## EXERCISE DETAILS
Pictures stay out of this copy, which runs from the first line of the material through the line containing "ax.set_ylabel('Kg/j', fontsize=15, color=txt, labelpad=12)".

________________________________________

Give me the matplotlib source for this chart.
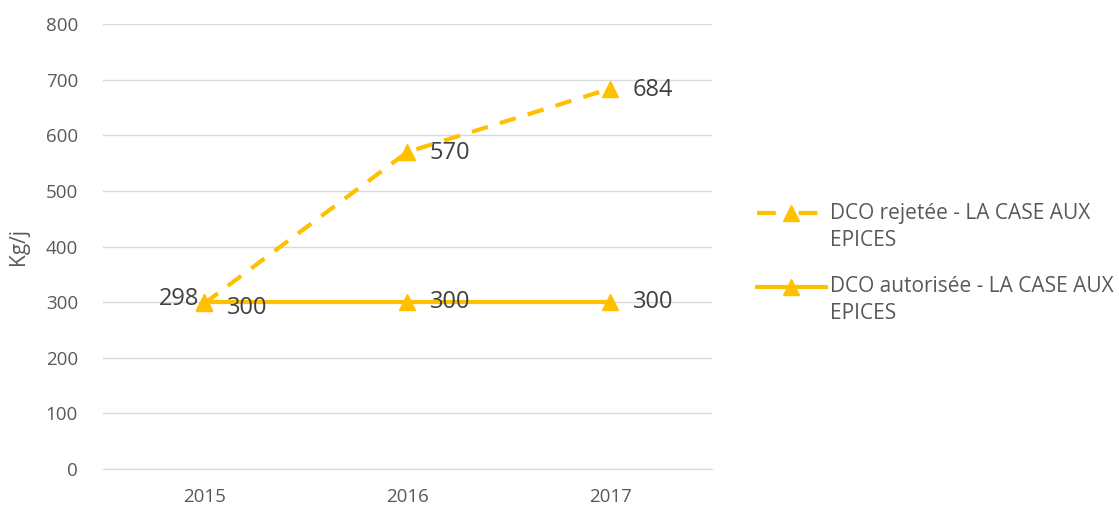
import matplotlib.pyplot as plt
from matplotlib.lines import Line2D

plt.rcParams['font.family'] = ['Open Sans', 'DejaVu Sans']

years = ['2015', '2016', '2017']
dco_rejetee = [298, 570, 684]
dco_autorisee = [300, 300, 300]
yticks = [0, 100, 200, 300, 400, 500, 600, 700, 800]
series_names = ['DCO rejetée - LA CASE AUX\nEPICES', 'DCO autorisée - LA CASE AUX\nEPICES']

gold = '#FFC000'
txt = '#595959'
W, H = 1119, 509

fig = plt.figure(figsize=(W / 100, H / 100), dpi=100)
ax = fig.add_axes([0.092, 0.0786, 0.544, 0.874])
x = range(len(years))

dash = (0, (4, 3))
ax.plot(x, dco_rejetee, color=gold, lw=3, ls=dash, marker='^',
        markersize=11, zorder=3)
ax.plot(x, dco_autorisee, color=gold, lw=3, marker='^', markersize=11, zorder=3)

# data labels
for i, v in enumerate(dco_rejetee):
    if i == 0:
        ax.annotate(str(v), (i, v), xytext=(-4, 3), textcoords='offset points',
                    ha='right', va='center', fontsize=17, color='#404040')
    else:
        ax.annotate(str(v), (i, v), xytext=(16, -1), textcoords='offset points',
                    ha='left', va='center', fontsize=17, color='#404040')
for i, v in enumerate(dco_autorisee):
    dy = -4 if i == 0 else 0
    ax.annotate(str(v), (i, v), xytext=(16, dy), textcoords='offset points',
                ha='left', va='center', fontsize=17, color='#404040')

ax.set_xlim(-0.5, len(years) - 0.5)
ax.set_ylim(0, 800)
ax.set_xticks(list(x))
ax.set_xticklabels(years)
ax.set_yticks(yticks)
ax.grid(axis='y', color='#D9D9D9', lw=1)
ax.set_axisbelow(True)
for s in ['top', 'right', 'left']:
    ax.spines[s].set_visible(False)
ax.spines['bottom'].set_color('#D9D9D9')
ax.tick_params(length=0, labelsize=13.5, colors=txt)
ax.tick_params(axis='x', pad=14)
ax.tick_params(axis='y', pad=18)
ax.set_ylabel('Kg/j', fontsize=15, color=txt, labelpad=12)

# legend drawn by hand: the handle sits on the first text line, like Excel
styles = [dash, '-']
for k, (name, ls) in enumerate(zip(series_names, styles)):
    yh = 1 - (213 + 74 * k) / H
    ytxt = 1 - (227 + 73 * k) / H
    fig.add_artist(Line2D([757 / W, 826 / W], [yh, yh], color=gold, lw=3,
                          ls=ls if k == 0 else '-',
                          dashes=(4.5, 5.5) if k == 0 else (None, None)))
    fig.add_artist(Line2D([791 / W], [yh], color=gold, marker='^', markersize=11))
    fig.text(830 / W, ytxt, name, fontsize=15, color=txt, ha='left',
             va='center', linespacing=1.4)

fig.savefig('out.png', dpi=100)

________________________________________

## SOLUTION TO THIS TASK
Give me the matplotlib source for this chart.
import matplotlib.pyplot as plt
from matplotlib.lines import Line2D

plt.rcParams['font.family'] = ['Open Sans', 'DejaVu Sans']

years = ['2015', '2016', '2017']
dco_rejetee = [298, 570, 684]
dco_autorisee = [300, 300, 300]
yticks = [0, 100, 200, 300, 400, 500, 600, 700, 800]
series_names = ['DCO rejetée - LA CASE AUX\nEPICES', 'DCO autorisée - LA CASE AUX\nEPICES']

gold = '#FFC000'
txt = '#595959'
W, H = 1119, 509

fig = plt.figure(figsize=(W / 100, H / 100), dpi=100)
ax = fig.add_axes([0.092, 0.0786, 0.544, 0.874])
x = range(len(years))

dash = (0, (4, 3))
ax.plot(x, dco_rejetee, color=gold, lw=3, ls=dash, marker='^',
        markersize=11, zorder=3)
ax.plot(x, dco_autorisee, color=gold, lw=3, marker='^', markersize=11, zorder=3)

# data labels
for i, v in enumerate(dco_rejetee):
    if i == 0:
        ax.annotate(str(v), (i, v), xytext=(-4, 3), textcoords='offset points',
                    ha='right', va='center', fontsize=17, color='#404040')
    else:
        ax.annotate(str(v), (i, v), xytext=(16, -1), textcoords='offset points',
                    ha='left', va='center', fontsize=17, color='#404040')
for i, v in enumerate(dco_autorisee):
    dy = -4 if i == 0 else 0
    ax.annotate(str(v), (i, v), xytext=(16, dy), textcoords='offset points',
                ha='left', va='center', fontsize=17, color='#404040')

ax.set_xlim(-0.5, len(years) - 0.5)
ax.set_ylim(0, 800)
ax.set_xticks(list(x))
ax.set_xticklabels(years)
ax.set_yticks(yticks)
ax.grid(axis='y', color='#D9D9D9', lw=1)
ax.set_axisbelow(True)
for s in ['top', 'right', 'left']:
    ax.spines[s].set_visible(False)
ax.spines['bottom'].set_color('#D9D9D9')
ax.tick_params(length=0, labelsize=13.5, colors=txt)
ax.tick_params(axis='x', pad=14)
ax.tick_params(axis='y', pad=18)
ax.set_ylabel('Kg/j', fontsize=15, color=txt, labelpad=12)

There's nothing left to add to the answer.